I just returned from two weeks in central Wyoming. It's high plains desert country. The elevation was about 6,000 feet above sea level and there were very few trees. The low growing shrubs were best suited to sandy arid soil. The few cattle that you could see were widely scattered because there was not much food or water. It looked like 1 to 10 acres for each cow. The wind blows out there with nothing to stop it. There are few ranches and when there is one, it is usually rather large. I was surprised that it was indeed cool in the shade because of the dryness of the air. The native Wyoming people were complaining about the heat while I was quite comfortable. I guess I'm so conditioned to the humidity back home that my body cools off easily when the air is dry. Once you get acclimated to the elevation and the lack of people, the whole state opens up it's beauty to you. There are mountains off on the far horizon and you are fairly secluded from humanity. It's just you and the sky and the earth. If you were born and raised in that country, any sizable town would seem crowded. The largest city in Wyoming only has 53,000 people and there are only 500,000 people in the whole state. If you want to get away from it, then Wyoming is the place to go.
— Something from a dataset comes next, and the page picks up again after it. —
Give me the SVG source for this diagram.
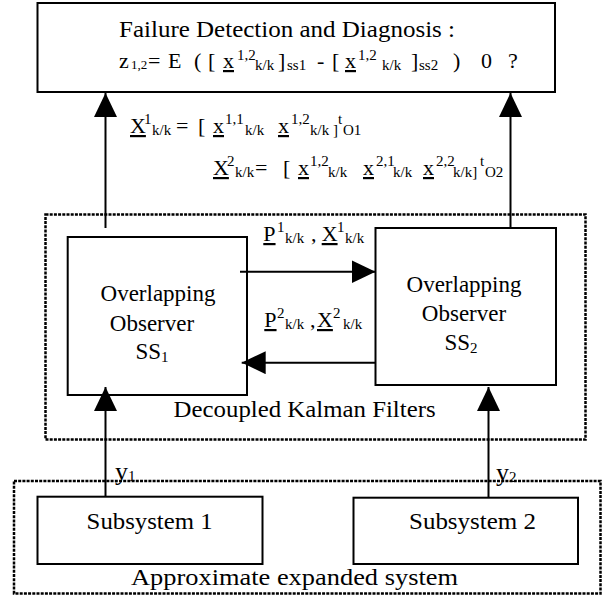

Fortunately, where my daughter lives is near the wind river and there are irrigation ditches criss-crossing the county. With irrigation, the sandy soil will grow many things. But Wyoming is far off the beaten path and transportation is costly. I grew up in Kansas City where many interstates, railroads and airways intersect, so I am used to larger metropolitan areas with many amenities taken for granted. Wyoming folks have to be a lot more self-reliant and competent.
I enjoyed the difference and the serenity, but it's always good to get back home. Here, everything is within reach and available. It's comforting. I guess I'm spoiled.